Ao invés de ser um momento de partilha e confraternização, a ceia a qual Jesus foi convidado, era mais um meio para marcar diferenças sociais e discriminar as pessoas consideradas menos importantes. A Bíblia do Peregrino (p. 2505) comenta: Num banquete de casamento, o protocolo designa rigorosamente os lugares. A parábola fala de consequência, não de finalidade. Pois, se alguém se dirige ao último lugar para provocar a honra de ser chamado ao primeiro, está incorrendo na mesma vaidade, inclusive mais refinada: “É melhor ouvir: suba para cá do que ser humilhado diante de um nobre” (Pr 25,6-7).

A Tradução Ecumênica (p. 2009) comenta: À primeira vista, Jesus nos dá nos vv. 8-10 uma lição de habilidade social, comparável a Pr 25,6-7. Mas o seu conselho termina no v. 11 com uma lição de humildade que se opõe às preocupações hierárquicas do mundo judaico (cf. Qumran).

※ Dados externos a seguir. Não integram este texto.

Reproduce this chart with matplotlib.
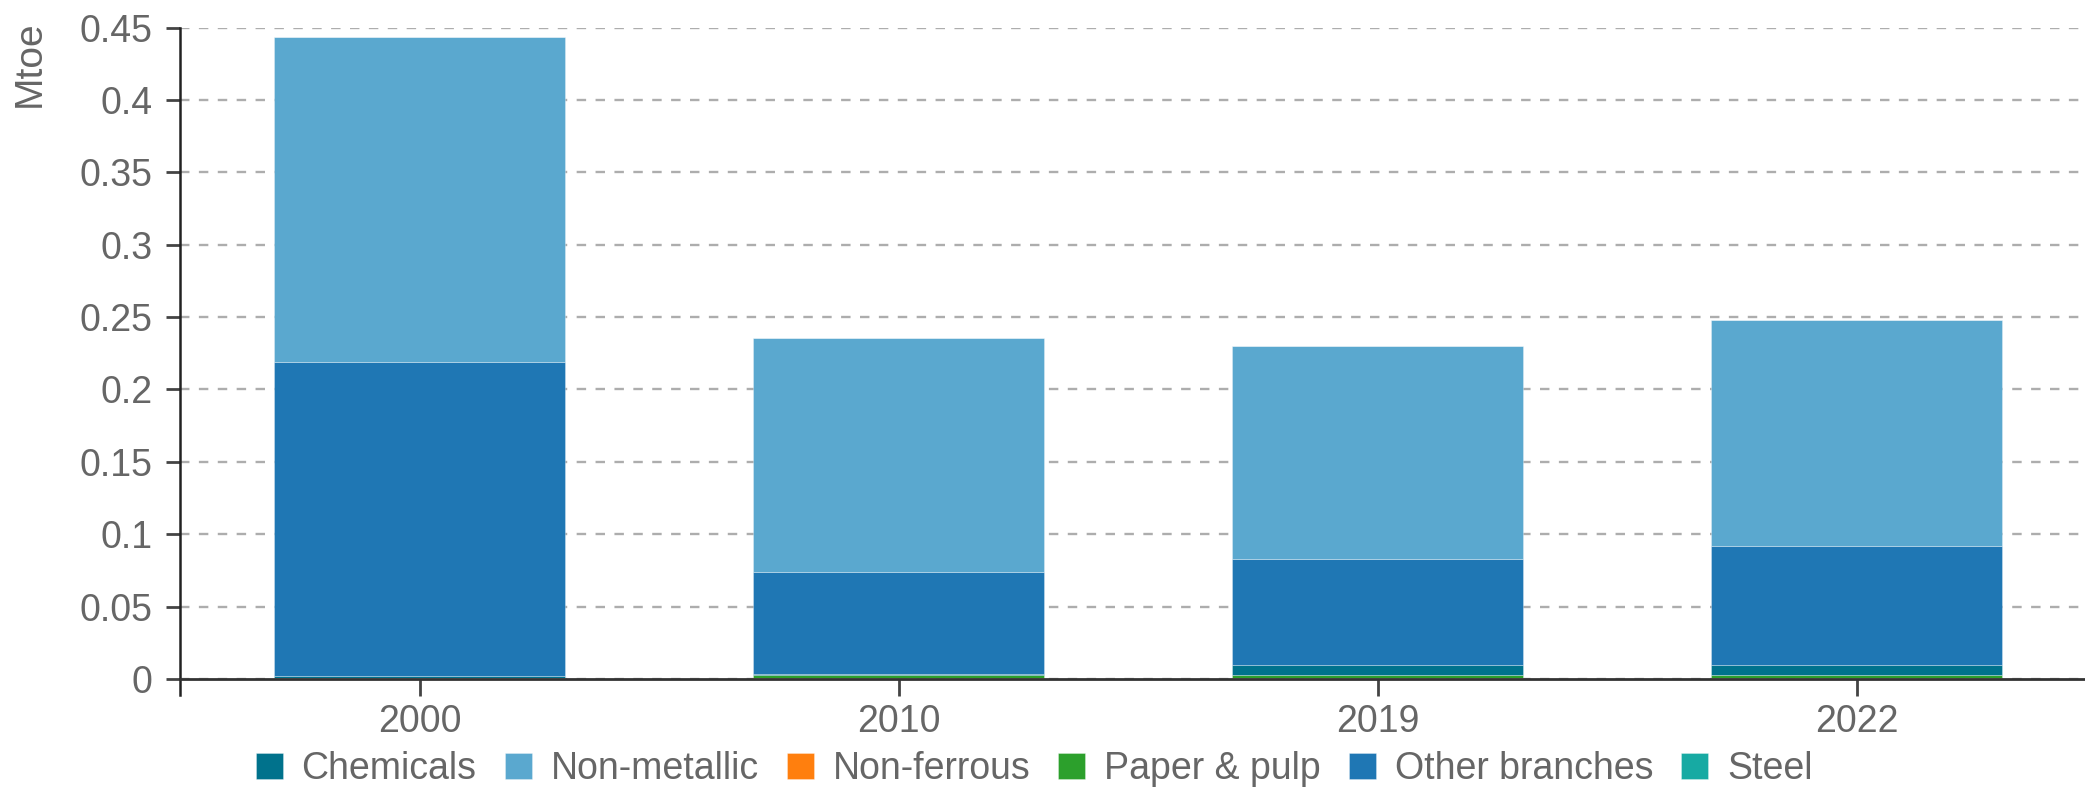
import numpy as np
import matplotlib
matplotlib.use("Agg")
import matplotlib.pyplot as plt

years = ["2000", "2010", "2019", "2022"]

# stacked bottom -> top as drawn in the reference
non_ferrous = [0.0005, 0.0005, 0.0005, 0.0005]
paper_pulp = [0.0003, 0.0025, 0.002, 0.002]
chemicals = [0.0012, 0.0003, 0.0075, 0.0075]
other_branches = [0.2167, 0.0704, 0.0730, 0.0818]
non_metallic = [0.2249, 0.1616, 0.1469, 0.1565]
steel = [0.0, 0.0, 0.0, 0.0]

colors = {
    "Chemicals": "#00728c",
    "Non-metallic": "#5aa8cf",
    "Non-ferrous": "#ff7f0e",
    "Paper & pulp": "#2ca02c",
    "Other branches": "#1f77b4",
    "Steel": "#17aaa3",
}
legend_order = ["Chemicals", "Non-metallic", "Non-ferrous", "Paper & pulp", "Other branches", "Steel"]
stack = [("Non-ferrous", non_ferrous), ("Paper & pulp", paper_pulp), ("Chemicals", chemicals),
         ("Other branches", other_branches), ("Non-metallic", non_metallic), ("Steel", steel)]

plt.rcParams["font.family"] = ["Liberation Sans", "DejaVu Sans"]
txt = "#666666"

fig = plt.figure(figsize=(20.85, 7.93), dpi=100)
ax = fig.add_axes([180 / 2085, 1 - 679 / 793, 1 - 180 / 2085, (679 - 27.5) / 793])

x = np.arange(len(years))
bottom = np.zeros(len(years))
handles = {}
for name, vals in stack:
    h = ax.bar(x, vals, width=0.607, bottom=bottom, color=colors[name],
               edgecolor=(1, 1, 1, 0.35), linewidth=0.6, zorder=3, label=name)
    handles[name] = h
    bottom += np.array(vals)

ax.set_xlim(-0.5, 3.477)
ax.set_ylim(0, 0.45)
ax.set_yticks(np.arange(0, 0.451, 0.05))
ax.set_yticklabels(["0", "0.05", "0.1", "0.15", "0.2", "0.25", "0.3", "0.35", "0.4", "0.45"])
ax.set_xticks(x)
ax.set_xticklabels(years)

ax.grid(axis="y", color="#adadad", linestyle=(0, (4, 4)), linewidth=1.7, zorder=0)
for s in ["top", "right"]:
    ax.spines[s].set_visible(False)
ax.spines["left"].set_color("#222222")
ax.spines["left"].set_linewidth(1.8)
ax.spines["left"].set_bounds(-0.011, 0.45)
ax.spines["bottom"].set_color("#333333")
ax.spines["bottom"].set_linewidth(2)
ax.spines["bottom"].set_zorder(4)

ax.tick_params(axis="y", length=10, width=2, color="#444444", labelsize=27, labelcolor=txt, pad=10)
ax.tick_params(axis="x", length=12, width=2, color="#444444", labelsize=27, labelcolor=txt, pad=6)

fig.text(30 / 2085, 1 - 64 / 793, "Mtoe", rotation=90, ha="center", va="center", fontsize=28, color=txt)

leg = fig.legend([handles[n] for n in legend_order], legend_order, loc="center",
                 bbox_to_anchor=(0.496, 1 - 769 / 793), ncol=6, frameon=False,
                 fontsize=27, labelcolor=txt, handlelength=0.72, handleheight=0.72,
                 handletextpad=0.5, columnspacing=0.75, borderpad=0)

fig.savefig("out.png", dpi=100)
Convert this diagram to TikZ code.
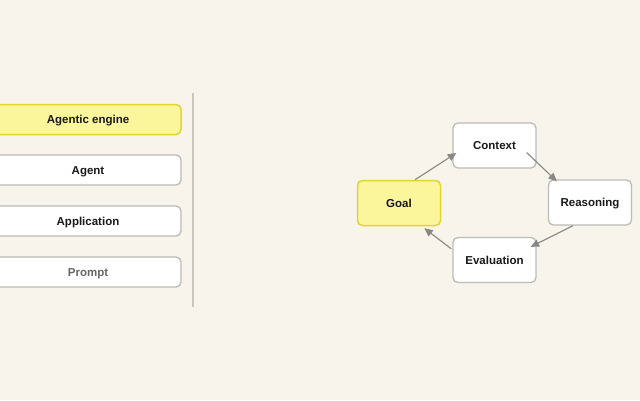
\documentclass[tikz,border=0pt]{standalone}
\usepackage{fontspec}
\setmainfont{Liberation Sans}
\usetikzlibrary{calc,arrows.meta}
\definecolor{bg}{HTML}{F7F4EC}
\definecolor{yfill}{HTML}{FBF59C}
\definecolor{ydraw}{HTML}{E3D531}
\definecolor{gdraw}{HTML}{BDBBB6}
\definecolor{arr}{HTML}{888784}
\definecolor{sep}{HTML}{C9C6C0}
\tikzset{
  box/.style={draw=gdraw, fill=white, line width=1.3pt, rounded corners=5pt,
    font=\fontsize{11.5}{13}\selectfont\bfseries, text=black!90, inner sep=0pt,
    text height=8.2pt, text depth=0pt},
  hi/.style={box, draw=ydraw, fill=yfill, line width=1.5pt},
  layer/.style={minimum width=186pt, minimum height=30pt},
  cyc/.style={minimum width=83pt, minimum height=45pt},
  conn/.style={draw=arr, line width=1.1pt, -{Triangle[length=8.5pt,width=7.5pt]}}
}
\begin{document}
\begin{tikzpicture}[x=1pt,y=-1pt]
\fill[bg] (0,0) rectangle (640,400);
\useasboundingbox (0,0) rectangle (640,400);
% left layers
\node[hi,layer] (engine) at (88,119.5) {Agentic engine};
\node[box,layer] (agent) at (88,170) {Agent};
\node[box,layer] (app) at (88,221) {Application};
\node[box,layer,text=black!60] (prompt) at (88,272) {Prompt};
% separator
\coordinate (s1) at (193,93);
\coordinate (s2) at (193,307);
\draw[sep, line width=1.2pt] (s1) -- (s2);
% cycle
\node[hi,cyc] (goal) at (399,203) {Goal};
\node[box,cyc] (context) at (494.5,145.5) {Context};
\node[box,cyc] (reason) at (590,202.5) {Reasoning};
\node[box,cyc] (eval) at (494.5,260) {Evaluation};
\draw[conn] ($(goal.north)+(16,0)$) -- ($(context.west)+(4,7.5)$);
\draw[conn] ($(context.east)+(-10,7)$) -- ($(reason.north west)+(9,2)$);
\draw[conn] ($(reason.south)+(-17,0)$) -- ($(eval.north east)+(-6,10)$);
\draw[conn] ($(eval.north west)+(-1,12)$) -- ($(goal.south east)+(-17,2)$);
\end{tikzpicture}
\end{document}
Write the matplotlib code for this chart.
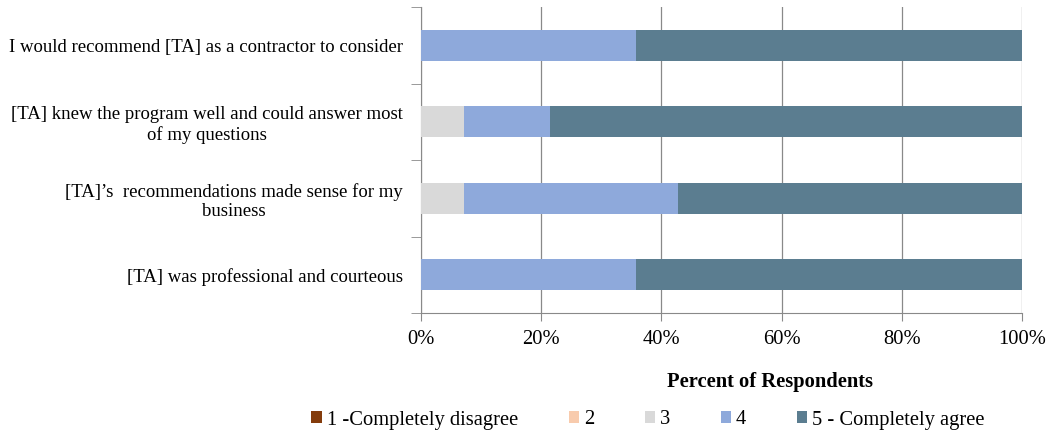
import matplotlib.pyplot as plt
import numpy as np

plt.rcParams['font.family'] = ['Liberation Serif', 'DejaVu Serif']

# statements, bottom to top
statements = [
    "[TA] was professional and courteous",
    "[TA]\u2019s  recommendations made sense for my\nbusiness",
    "[TA] knew the program well and could answer most\nof my questions",
    "I would recommend [TA] as a contractor to consider",
]
legend_labels = ["1 -Completely disagree", "2", "3", "4", "5 - Completely agree"]

# percent of respondents per rating (same order as statements)
r1 = [0.0, 0.0, 0.0, 0.0]
r2 = [0.0, 0.0, 0.0, 0.0]
r3 = [0.0, 7.1, 7.1, 0.0]
r4 = [35.7, 35.7, 14.3, 35.7]
r5 = [64.3, 57.2, 78.6, 64.3]

colors = ["#843C0C", "#F8CBAD", "#D9D9D9", "#8EA9DB", "#5B7D90"]

fig = plt.figure(figsize=(10.49, 4.34), dpi=100)
ax = fig.add_axes([421 / 1049, 1 - 313 / 434, 601 / 1049, 306 / 434])

y = np.arange(len(statements))
left = np.zeros(len(statements))
for vals, col, lab in zip([r1, r2, r3, r4, r5], colors, legend_labels):
    ax.barh(y, vals, left=left, height=0.4, color=col, label=lab, zorder=3)
    left += np.array(vals)

ax.set_xlim(0, 100)
ax.set_ylim(-0.5, len(statements) - 0.5)
ax.set_xticks(np.arange(0, 101, 20))
ax.set_xticklabels([f"{v}%" for v in range(0, 101, 20)], fontsize=14.8)
ax.set_yticks(y)
ax.set_yticklabels(statements, fontsize=13.5, ha='right', multialignment='center')
ax.tick_params(axis='y', length=0, pad=13)
ax.set_yticks(np.arange(-0.5, len(statements), 1), minor=True)
ax.tick_params(axis='y', which='minor', length=7, color='#898989', direction='out')
ax.tick_params(axis='x', length=6, color='#898989', pad=6)
ax.grid(axis='x', color='#898989', linewidth=0.9, zorder=0)

for s in ['top', 'right']:
    ax.spines[s].set_visible(False)
for s in ['left', 'bottom']:
    ax.spines[s].set_color('#898989')

ax.set_xlabel("Percent of Respondents", fontsize=14.8, fontweight='bold')
ax.xaxis.set_label_coords((770 - 421) / 601, -(382 - 313) / 306)
ax.xaxis.label.set_va('center')

fig.legend(*ax.get_legend_handles_labels(), loc='center',
           bbox_to_anchor=(648 / 1049, 1 - 420 / 434), ncol=5, frameon=False,
           fontsize=14.8, handlelength=0.5, handleheight=0.5, handletextpad=0.25,
           columnspacing=2.45)

fig.savefig("out.png", dpi=100)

Porque quem se eleva, será humilhado e quem se humilha, será elevado” (v. 11).

Trata-se de um aforismo (sentença breve e conceituosa, cf. Pr 15,33: “À frente da glória caminha a humildade”) de valor geral, que pode desprender-se do contexto (cf. Ez 17,24; 21,34; cf. o Magnificat em Lc 1,51-53). Exemplo máximo é o próprio Jesus que se fez servo (Fl 2,6-11; Jo 13). Aqui a frase condena a segurança orgulhosa dos fariseus (cf. 16,15) e será repetida em 18,14 na parábola do fariseu e do publicano no templo.

O site da CNBB comenta: O mundo em que vivemos é marcado pela concorrência, pela luta constante no sentido de superar as outras pessoas. É sempre uma luta de um contra os outros para vencer, estar por cima, e, por causa dessa concorrência, nunca sobra lugar para a amizade, o amor e a fraternidade. Jesus nos mostra que entre nós, que somos seus discípulos, não deve ser assim. Devemos buscar a promoção das pessoas, valorizar aqueles que estão ao nosso lado, a fim de que, promovendo as pessoas, elas também nos promovam, de modo que temos o crescimento de todos e não apenas de alguns e vivamos como irmãos, filhos do mesmo Pai que está nos céus, e não como inimigos em uma batalha constante.